Challenge — Set down the data below from its first line to the line holding "ec2RightX, ec2RightY, 670);", inclusive; omit all pictures.

* Start Source excerpt *

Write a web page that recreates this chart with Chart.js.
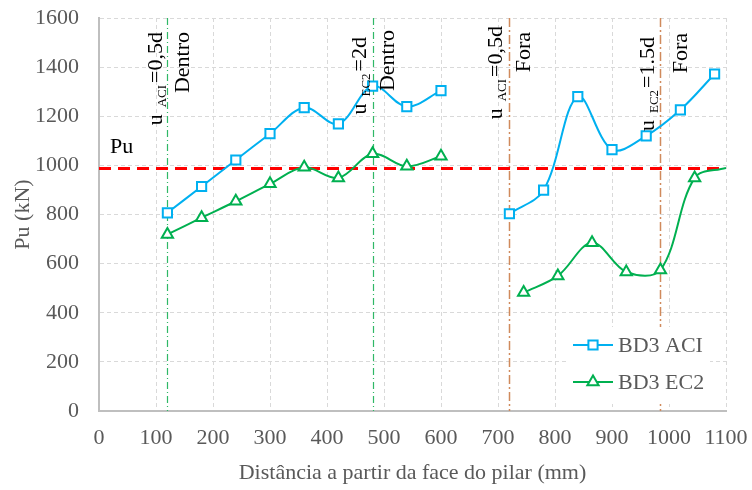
<!DOCTYPE html>
<html><head><meta charset="utf-8">
<script src="https://cdn.jsdelivr.net/npm/chart.js@4.4.1/dist/chart.umd.min.js"></script>
<style>html,body{margin:0;padding:0;background:#fff;}#wrap{width:752px;height:490px;}</style>
</head><body><div id="wrap"><canvas id="c" width="752" height="490"></canvas></div>
<script>
// ---- data ----
const aciLeftX  = [120,180,240,300,360,420,480,540,600];
const aciLeftY  = [807,914,1022,1129,1235,1169,1323,1239,1304];
const aciRightX = [720,780,840,900,960,1020,1080];
const aciRightY = [803,899,1280,1064,1120,1226,1372];
const ec2LeftX  = [120,180,240,300,360,420,480,540,600];
const ec2LeftY  = [719,787,854,925,992,949,1047,996,1037];
const ec2RightX = [745,805,865,925,985,1045,1100];
const ec2RightY = [482,550,685,566,574,949,990];
const seriesNames = ['BD3 ACI','BD3 EC2'];
const puValue = 987;
const puLabel = 'Pu';
const refX     = [120,480,720,985];
const refSub   = ['ACI','EC2','ACI','EC2'];
const refRest  = ['=0,5d','=2d','=0,5d','=1.5d'];
const refLine2 = ['Dentro','Dentro','Fora','Fora'];
const xTitle = 'Distância a partir da face do pilar (mm)';
const yTitle = 'Pu (kN)';

function build(xs1, ys1, xs2, ys2, gapX){
  const d = xs1.map((x,i)=>({x, y: ys1[i]}));
  d.push({x: gapX, y: null});
  xs2.forEach((x,i)=>d.push({x, y: ys2[i]}));
  return d;
}
const aciData = build(aciLeftX, aciLeftY, aciRightX, aciRightY, 660);
const ec2Data = build(ec2LeftX, ec2LeftY, ec2RightX, ec2RightY, 670);

const FONT = '"Liberation Serif", "Times New Roman", serif';
const ACI_COLOR = '#00B0F0', EC2_COLOR = '#00B050';
const refColors = ['#2FB866','#2FB866','#D08A5C','#D08A5C'];
const refWidths = [1.2,1.2,1.5,1.5];
const refOff1 = [-5,-7,-7,-6], refOff2 = [22,21,21,27];
const refTop1 = [32,37,26,37], refTop2 = [32,30,32,33];

function drawMarker(ctx, style, x, y, r, color){
  ctx.save();
  ctx.fillStyle = '#fff'; ctx.strokeStyle = color; ctx.lineWidth = 2; ctx.setLineDash([]);
  ctx.beginPath();
  if (style === 'rect') {
    const s = Math.SQRT1_2 * r;
    ctx.rect(x - s, y - s, 2*s, 2*s);
  } else {
    for (let k=0;k<3;k++){
      const a = k*2*Math.PI/3;
      const px = x + Math.sin(a)*r, py = y - Math.cos(a)*r;
      if (k===0) ctx.moveTo(px,py); else ctx.lineTo(px,py);
    }
    ctx.closePath();
  }
  ctx.fill(); ctx.stroke();
  ctx.restore();
}

function drawRotated(ctx, bx, topY, parts){
  ctx.save();
  ctx.translate(bx, topY); ctx.rotate(-Math.PI/2);
  ctx.textAlign = 'left'; ctx.textBaseline = 'alphabetic'; ctx.fillStyle = '#000';
  let total = 0;
  parts.forEach(p=>{ ctx.font = p.size + 'px ' + FONT; p.w = ctx.measureText(p.t).width; total += p.w + (p.gap||0); });
  let cx = -total;
  parts.forEach(p=>{ ctx.font = p.size + 'px ' + FONT; ctx.fillText(p.t, cx, p.dy||0); cx += p.w + (p.gap||0); });
  ctx.restore();
}

const refPlugin = {
  id: 'refs',
  beforeDatasetsDraw(chart){
    const {ctx, chartArea:a, scales:{x, y}} = chart;
    ctx.save();
    ctx.beginPath(); ctx.rect(a.left, a.top, a.right-a.left, a.bottom-a.top); ctx.clip();
    refX.forEach((v,i)=>{
      const px = Math.round(x.getPixelForValue(v)) + 0.5;
      ctx.strokeStyle = refColors[i]; ctx.lineWidth = refWidths[i];
      ctx.setLineDash(i<2 ? [7,3,1,3] : [9,3,2,3]);
      ctx.beginPath(); ctx.moveTo(px, a.top); ctx.lineTo(px, a.bottom); ctx.stroke();
    });
    const py = y.getPixelForValue(puValue);
    ctx.strokeStyle = '#FF0000'; ctx.lineWidth = 3; ctx.setLineDash([12,7]);
    ctx.beginPath(); ctx.moveTo(a.left, py); ctx.lineTo(a.right, py); ctx.stroke();
    ctx.restore();
  },
  afterDatasetsDraw(chart){
    const {ctx, chartArea:a, scales:{x, y}} = chart;
    refX.forEach((v,i)=>{
      const px = x.getPixelForValue(v);
      drawRotated(ctx, px + refOff1[i], refTop1[i], [
        {t:'u', size:22, gap:7},
        {t:refSub[i], size:13, dy:4, gap:2},
        {t:refRest[i], size:22}
      ]);
      drawRotated(ctx, px + refOff2[i], refTop2[i], [{t:refLine2[i], size:22}]);
    });
    ctx.save();
    ctx.font = '22px ' + FONT; ctx.fillStyle = '#000'; ctx.textAlign='left'; ctx.textBaseline='alphabetic';
    ctx.fillText(puLabel, a.left + 11, y.getPixelForValue(puValue) - 16);
    ctx.restore();
    const bl = a.right - 158, br = a.right - 16, bt = a.bottom - 84, bb = a.bottom - 7;
    ctx.save();
    ctx.fillStyle = '#fff'; ctx.fillRect(bl, bt, br-bl, bb-bt);
    const rows = [a.bottom - 66, a.bottom - 29];
    const cols = [ACI_COLOR, EC2_COLOR], styles = ['rect','triangle'];
    rows.forEach((ry,i)=>{
      ctx.strokeStyle = cols[i]; ctx.lineWidth = 2; ctx.setLineDash([]);
      ctx.beginPath(); ctx.moveTo(bl+5, ry); ctx.lineTo(bl+45, ry); ctx.stroke();
      drawMarker(ctx, styles[i], bl+25, ry, 6.5, cols[i]);
      ctx.font = '22px ' + FONT; ctx.fillStyle = '#595959'; ctx.textAlign='left'; ctx.textBaseline='middle';
      ctx.fillText(seriesNames[i], bl+50, ry+1);
    });
    ctx.restore();
  }
};

const lastIdx = ec2Data.length - 1;
new Chart(document.getElementById('c'), {
  type: 'line',
  data: {
    datasets: [
      { label: seriesNames[0], data: aciData, borderColor: ACI_COLOR, borderWidth: 2,
        pointStyle: 'rect', pointRadius: 6.5, pointBorderWidth: 2, pointBackgroundColor: '#fff',
        pointBorderColor: ACI_COLOR, tension: 0.35, spanGaps: false },
      { label: seriesNames[1], data: ec2Data, borderColor: EC2_COLOR, borderWidth: 2,
        pointStyle: 'triangle', pointRadius: c => c.dataIndex === lastIdx ? 0 : 6.5,
        pointBorderWidth: 2, pointBackgroundColor: '#fff',
        pointBorderColor: EC2_COLOR, tension: 0.35, spanGaps: false }
    ]
  },
  options: {
    responsive: false, animation: false, devicePixelRatio: 1,
    events: [],
    layout: { padding: { top: 18, right: 26, left: 0, bottom: 0 } },
    plugins: { legend: { display: false }, tooltip: { enabled: false } },
    scales: {
      x: {
        type: 'linear', min: 0, max: 1100,
        ticks: { stepSize: 100, color: '#595959', font: { family: FONT, size: 22 }, padding: 14, maxRotation: 0, callback: v => String(v) },
        grid: { color: '#D9D9D9', lineWidth: 1, drawTicks: false },
        border: { color: '#BFBFBF', width: 2, dash: [4,3] },
        title: { display: true, text: xTitle, color: '#595959', font: { family: FONT, size: 22 }, padding: { top: 0, bottom: 4 } },
        afterFit(s){ s.height = 79; s.paddingLeft = 0; s.paddingRight = 0; s.paddingTop = 0; s.paddingBottom = 0; }
      },
      y: {
        min: 0, max: 1600,
        ticks: { stepSize: 200, color: '#595959', font: { family: FONT, size: 22 }, padding: 20, callback: v => String(v) },
        grid: { color: '#D9D9D9', lineWidth: 1, drawTicks: false },
        border: { color: '#BFBFBF', width: 2, dash: [4,3] },
        title: { display: true, text: yTitle, color: '#595959', font: { family: FONT, size: 22 }, padding: { top: 10, bottom: 0 } },
        afterFit(s){ s.width = 99; s.paddingLeft = 0; s.paddingRight = 0; s.paddingTop = 0; s.paddingBottom = 0; }
      }
    }
  },
  plugins: [refPlugin]
});
</script>
</body></html>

* End Source excerpt *

Response to this task —
Write a web page that recreates this chart with Chart.js.
<!DOCTYPE html>
<html><head><meta charset="utf-8">
<script src="https://cdn.jsdelivr.net/npm/chart.js@4.4.1/dist/chart.umd.min.js"></script>
<style>html,body{margin:0;padding:0;background:#fff;}#wrap{width:752px;height:490px;}</style>
</head><body><div id="wrap"><canvas id="c" width="752" height="490"></canvas></div>
<script>
// ---- data ----
const aciLeftX  = [120,180,240,300,360,420,480,540,600];
const aciLeftY  = [807,914,1022,1129,1235,1169,1323,1239,1304];
const aciRightX = [720,780,840,900,960,1020,1080];
const aciRightY = [803,899,1280,1064,1120,1226,1372];
const ec2LeftX  = [120,180,240,300,360,420,480,540,600];
const ec2LeftY  = [719,787,854,925,992,949,1047,996,1037];
const ec2RightX = [745,805,865,925,985,1045,1100];
const ec2RightY = [482,550,685,566,574,949,990];
const seriesNames = ['BD3 ACI','BD3 EC2'];
const puValue = 987;
const puLabel = 'Pu';
const refX     = [120,480,720,985];
const refSub   = ['ACI','EC2','ACI','EC2'];
const refRest  = ['=0,5d','=2d','=0,5d','=1.5d'];
const refLine2 = ['Dentro','Dentro','Fora','Fora'];
const xTitle = 'Distância a partir da face do pilar (mm)';
const yTitle = 'Pu (kN)';

function build(xs1, ys1, xs2, ys2, gapX){
  const d = xs1.map((x,i)=>({x, y: ys1[i]}));
  d.push({x: gapX, y: null});
  xs2.forEach((x,i)=>d.push({x, y: ys2[i]}));
  return d;
}
const aciData = build(aciLeftX, aciLeftY, aciRightX, aciRightY, 660);
const ec2Data = build(ec2LeftX, ec2LeftY, ec2RightX, ec2RightY, 670);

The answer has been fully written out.